* [Task to complete]: Return the lines from the line containing "Write the matplotlib code for this chart." through the line containing "lw=1.0, ls=(0, (3, 2)), zorder=2)" exactly. No other line should appear in the answer.
========================================================================
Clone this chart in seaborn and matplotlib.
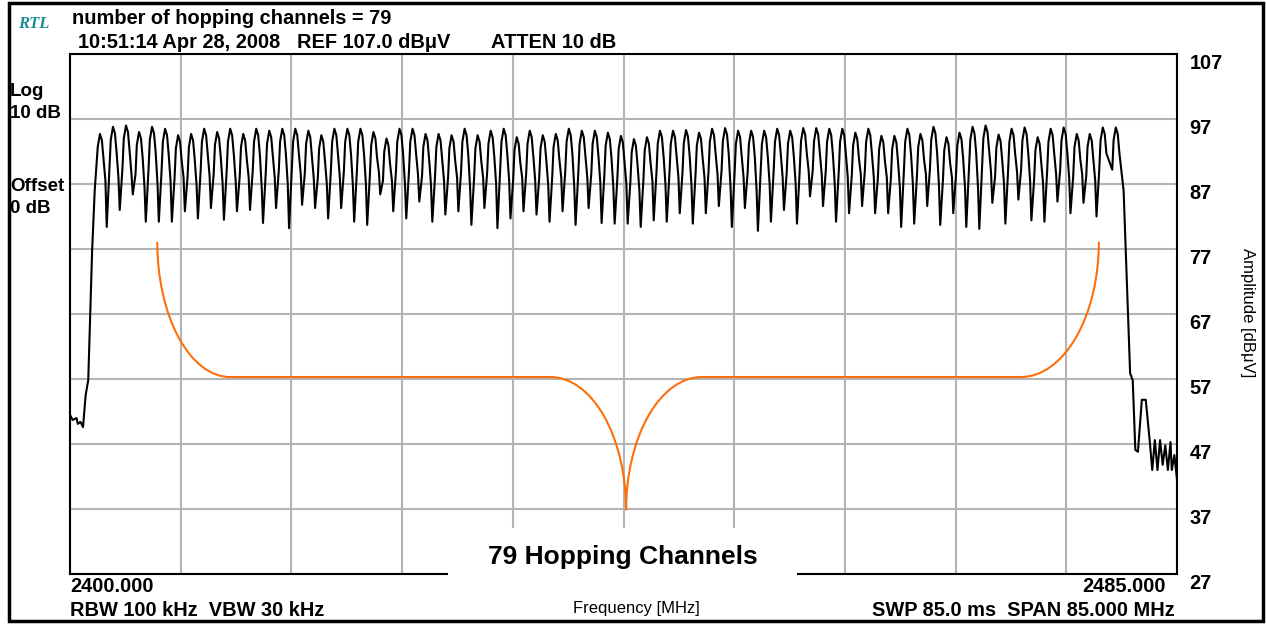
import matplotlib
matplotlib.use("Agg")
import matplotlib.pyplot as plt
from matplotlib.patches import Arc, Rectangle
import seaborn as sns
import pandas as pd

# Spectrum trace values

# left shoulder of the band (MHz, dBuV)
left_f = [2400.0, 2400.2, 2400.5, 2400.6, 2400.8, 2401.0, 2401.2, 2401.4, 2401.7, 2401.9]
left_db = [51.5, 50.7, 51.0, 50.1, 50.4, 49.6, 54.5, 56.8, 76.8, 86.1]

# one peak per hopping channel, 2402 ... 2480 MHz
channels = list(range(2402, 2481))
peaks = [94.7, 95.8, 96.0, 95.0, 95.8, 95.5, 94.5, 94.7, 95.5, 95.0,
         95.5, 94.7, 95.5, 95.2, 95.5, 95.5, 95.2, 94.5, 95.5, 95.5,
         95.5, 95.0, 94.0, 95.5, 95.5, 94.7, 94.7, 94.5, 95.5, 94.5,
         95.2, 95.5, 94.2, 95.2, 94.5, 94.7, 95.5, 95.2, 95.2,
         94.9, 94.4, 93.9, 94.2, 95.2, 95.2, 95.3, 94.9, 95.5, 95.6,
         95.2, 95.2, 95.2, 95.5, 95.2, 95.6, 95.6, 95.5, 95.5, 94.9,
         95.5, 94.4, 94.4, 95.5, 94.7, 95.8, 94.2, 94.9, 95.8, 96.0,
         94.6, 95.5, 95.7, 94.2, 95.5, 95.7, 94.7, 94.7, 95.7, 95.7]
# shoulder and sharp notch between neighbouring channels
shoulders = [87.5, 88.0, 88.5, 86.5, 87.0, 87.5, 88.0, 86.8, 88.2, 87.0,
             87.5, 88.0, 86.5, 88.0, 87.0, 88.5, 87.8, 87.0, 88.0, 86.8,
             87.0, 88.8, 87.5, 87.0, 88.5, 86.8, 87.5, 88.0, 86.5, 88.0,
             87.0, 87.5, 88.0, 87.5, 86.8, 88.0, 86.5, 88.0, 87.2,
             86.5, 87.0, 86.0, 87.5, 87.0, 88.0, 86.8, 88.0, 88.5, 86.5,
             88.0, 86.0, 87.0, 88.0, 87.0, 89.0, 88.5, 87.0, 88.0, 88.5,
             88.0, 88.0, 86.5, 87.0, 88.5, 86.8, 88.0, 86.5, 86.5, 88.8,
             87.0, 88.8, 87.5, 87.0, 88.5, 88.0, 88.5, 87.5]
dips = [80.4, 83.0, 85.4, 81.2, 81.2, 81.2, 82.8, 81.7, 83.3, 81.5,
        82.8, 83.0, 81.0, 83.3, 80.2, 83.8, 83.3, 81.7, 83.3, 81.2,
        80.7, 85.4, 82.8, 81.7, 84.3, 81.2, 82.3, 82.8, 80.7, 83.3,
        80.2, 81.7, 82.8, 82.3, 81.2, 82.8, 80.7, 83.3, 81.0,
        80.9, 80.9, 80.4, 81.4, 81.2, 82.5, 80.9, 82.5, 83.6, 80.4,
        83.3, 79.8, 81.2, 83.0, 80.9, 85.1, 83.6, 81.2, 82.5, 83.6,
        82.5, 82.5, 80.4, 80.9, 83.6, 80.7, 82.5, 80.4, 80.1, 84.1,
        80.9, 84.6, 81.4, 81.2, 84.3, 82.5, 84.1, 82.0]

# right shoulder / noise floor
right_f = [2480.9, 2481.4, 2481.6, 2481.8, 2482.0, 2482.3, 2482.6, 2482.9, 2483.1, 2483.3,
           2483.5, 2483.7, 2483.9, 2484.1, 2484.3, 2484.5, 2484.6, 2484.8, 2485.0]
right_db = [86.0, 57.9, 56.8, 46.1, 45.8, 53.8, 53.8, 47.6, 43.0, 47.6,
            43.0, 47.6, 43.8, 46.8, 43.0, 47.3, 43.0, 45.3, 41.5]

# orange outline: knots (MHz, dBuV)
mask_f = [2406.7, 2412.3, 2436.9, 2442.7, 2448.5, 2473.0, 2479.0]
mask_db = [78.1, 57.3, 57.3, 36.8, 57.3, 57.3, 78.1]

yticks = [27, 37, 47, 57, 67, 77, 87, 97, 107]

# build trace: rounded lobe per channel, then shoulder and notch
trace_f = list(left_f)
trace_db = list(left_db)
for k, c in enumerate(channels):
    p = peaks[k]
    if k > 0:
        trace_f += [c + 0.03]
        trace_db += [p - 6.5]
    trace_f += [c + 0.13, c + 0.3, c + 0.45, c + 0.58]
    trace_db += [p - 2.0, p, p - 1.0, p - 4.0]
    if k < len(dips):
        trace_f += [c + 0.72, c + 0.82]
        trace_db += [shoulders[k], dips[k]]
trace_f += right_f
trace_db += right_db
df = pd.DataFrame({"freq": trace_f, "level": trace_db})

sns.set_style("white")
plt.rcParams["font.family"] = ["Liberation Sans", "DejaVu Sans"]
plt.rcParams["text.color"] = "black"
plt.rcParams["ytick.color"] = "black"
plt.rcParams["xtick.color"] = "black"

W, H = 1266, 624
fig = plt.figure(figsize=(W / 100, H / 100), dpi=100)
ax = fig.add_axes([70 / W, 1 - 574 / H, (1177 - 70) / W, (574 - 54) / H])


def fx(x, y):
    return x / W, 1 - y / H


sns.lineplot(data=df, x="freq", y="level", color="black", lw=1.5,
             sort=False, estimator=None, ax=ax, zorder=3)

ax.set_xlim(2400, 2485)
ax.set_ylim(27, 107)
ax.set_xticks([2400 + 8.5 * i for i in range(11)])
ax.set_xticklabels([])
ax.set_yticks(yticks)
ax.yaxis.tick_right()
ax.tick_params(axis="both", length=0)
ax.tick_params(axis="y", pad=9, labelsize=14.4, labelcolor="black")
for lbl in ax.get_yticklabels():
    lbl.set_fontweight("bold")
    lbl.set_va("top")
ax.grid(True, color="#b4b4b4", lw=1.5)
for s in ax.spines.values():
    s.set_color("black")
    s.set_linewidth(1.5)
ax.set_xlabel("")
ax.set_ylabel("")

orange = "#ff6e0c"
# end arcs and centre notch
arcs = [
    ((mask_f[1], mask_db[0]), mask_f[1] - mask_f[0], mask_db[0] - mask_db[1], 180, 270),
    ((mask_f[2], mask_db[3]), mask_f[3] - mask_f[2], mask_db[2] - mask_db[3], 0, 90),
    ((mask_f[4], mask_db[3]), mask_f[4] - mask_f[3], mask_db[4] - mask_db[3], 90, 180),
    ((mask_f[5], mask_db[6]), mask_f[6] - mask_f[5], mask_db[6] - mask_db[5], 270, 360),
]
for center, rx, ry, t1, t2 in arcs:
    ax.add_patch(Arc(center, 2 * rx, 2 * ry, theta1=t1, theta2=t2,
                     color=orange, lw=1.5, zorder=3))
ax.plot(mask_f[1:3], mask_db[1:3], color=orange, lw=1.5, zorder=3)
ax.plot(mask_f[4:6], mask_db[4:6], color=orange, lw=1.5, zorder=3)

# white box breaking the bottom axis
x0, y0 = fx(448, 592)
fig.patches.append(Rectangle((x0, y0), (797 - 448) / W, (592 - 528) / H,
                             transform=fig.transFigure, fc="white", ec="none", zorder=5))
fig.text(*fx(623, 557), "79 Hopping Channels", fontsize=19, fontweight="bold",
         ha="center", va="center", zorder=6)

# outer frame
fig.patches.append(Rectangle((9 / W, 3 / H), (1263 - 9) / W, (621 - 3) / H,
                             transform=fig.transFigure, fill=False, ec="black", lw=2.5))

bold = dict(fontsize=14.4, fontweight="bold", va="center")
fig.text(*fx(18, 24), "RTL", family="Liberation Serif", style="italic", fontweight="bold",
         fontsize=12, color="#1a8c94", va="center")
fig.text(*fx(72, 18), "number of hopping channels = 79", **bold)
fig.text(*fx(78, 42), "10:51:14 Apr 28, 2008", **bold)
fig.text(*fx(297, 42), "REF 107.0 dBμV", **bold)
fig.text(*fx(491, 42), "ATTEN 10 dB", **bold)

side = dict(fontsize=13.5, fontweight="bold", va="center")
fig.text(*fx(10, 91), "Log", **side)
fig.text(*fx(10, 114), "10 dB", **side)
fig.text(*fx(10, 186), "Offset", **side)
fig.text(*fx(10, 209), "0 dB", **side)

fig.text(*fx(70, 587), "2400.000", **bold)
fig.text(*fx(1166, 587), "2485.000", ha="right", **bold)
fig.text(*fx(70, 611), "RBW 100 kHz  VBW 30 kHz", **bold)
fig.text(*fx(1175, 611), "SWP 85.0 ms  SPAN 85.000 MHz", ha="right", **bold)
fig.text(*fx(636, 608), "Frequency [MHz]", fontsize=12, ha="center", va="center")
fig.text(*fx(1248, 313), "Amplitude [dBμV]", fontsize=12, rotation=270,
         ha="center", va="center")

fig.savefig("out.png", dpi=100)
========================================================================
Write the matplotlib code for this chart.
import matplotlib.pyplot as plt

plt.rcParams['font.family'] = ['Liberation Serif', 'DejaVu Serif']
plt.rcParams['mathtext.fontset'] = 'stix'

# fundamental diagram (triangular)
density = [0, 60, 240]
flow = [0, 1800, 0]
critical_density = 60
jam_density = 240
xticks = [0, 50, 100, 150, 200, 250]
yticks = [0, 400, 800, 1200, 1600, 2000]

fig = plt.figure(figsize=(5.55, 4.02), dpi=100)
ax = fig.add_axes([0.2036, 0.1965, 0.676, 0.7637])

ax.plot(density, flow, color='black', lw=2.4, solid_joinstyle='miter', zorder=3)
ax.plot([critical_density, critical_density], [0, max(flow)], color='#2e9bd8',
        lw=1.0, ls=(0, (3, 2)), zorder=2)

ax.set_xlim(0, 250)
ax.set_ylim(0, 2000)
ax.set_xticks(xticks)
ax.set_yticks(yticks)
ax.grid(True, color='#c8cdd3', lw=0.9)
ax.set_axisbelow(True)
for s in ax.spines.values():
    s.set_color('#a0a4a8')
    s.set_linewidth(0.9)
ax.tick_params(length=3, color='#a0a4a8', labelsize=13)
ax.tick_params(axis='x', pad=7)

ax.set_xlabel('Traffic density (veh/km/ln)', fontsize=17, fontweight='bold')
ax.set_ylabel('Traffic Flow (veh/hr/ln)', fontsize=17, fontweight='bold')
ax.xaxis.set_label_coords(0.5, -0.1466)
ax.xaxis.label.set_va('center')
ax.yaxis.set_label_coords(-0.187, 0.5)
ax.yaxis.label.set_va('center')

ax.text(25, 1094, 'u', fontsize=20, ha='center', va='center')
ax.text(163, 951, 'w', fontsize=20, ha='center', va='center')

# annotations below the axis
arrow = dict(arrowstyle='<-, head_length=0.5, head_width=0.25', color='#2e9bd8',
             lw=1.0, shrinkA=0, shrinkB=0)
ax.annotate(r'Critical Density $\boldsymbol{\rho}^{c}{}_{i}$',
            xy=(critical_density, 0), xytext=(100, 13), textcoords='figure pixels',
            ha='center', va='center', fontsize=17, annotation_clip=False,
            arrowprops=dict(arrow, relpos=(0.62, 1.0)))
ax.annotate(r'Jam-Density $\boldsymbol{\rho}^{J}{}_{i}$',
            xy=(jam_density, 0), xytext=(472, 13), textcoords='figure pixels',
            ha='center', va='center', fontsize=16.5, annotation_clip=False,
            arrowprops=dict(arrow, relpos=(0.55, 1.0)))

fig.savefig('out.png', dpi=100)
========================================================================
* [Reply to the task]:
Write the matplotlib code for this chart.
import matplotlib.pyplot as plt

plt.rcParams['font.family'] = ['Liberation Serif', 'DejaVu Serif']
plt.rcParams['mathtext.fontset'] = 'stix'

# fundamental diagram (triangular)
density = [0, 60, 240]
flow = [0, 1800, 0]
critical_density = 60
jam_density = 240
xticks = [0, 50, 100, 150, 200, 250]
yticks = [0, 400, 800, 1200, 1600, 2000]

fig = plt.figure(figsize=(5.55, 4.02), dpi=100)
ax = fig.add_axes([0.2036, 0.1965, 0.676, 0.7637])

ax.plot(density, flow, color='black', lw=2.4, solid_joinstyle='miter', zorder=3)
ax.plot([critical_density, critical_density], [0, max(flow)], color='#2e9bd8',
        lw=1.0, ls=(0, (3, 2)), zorder=2)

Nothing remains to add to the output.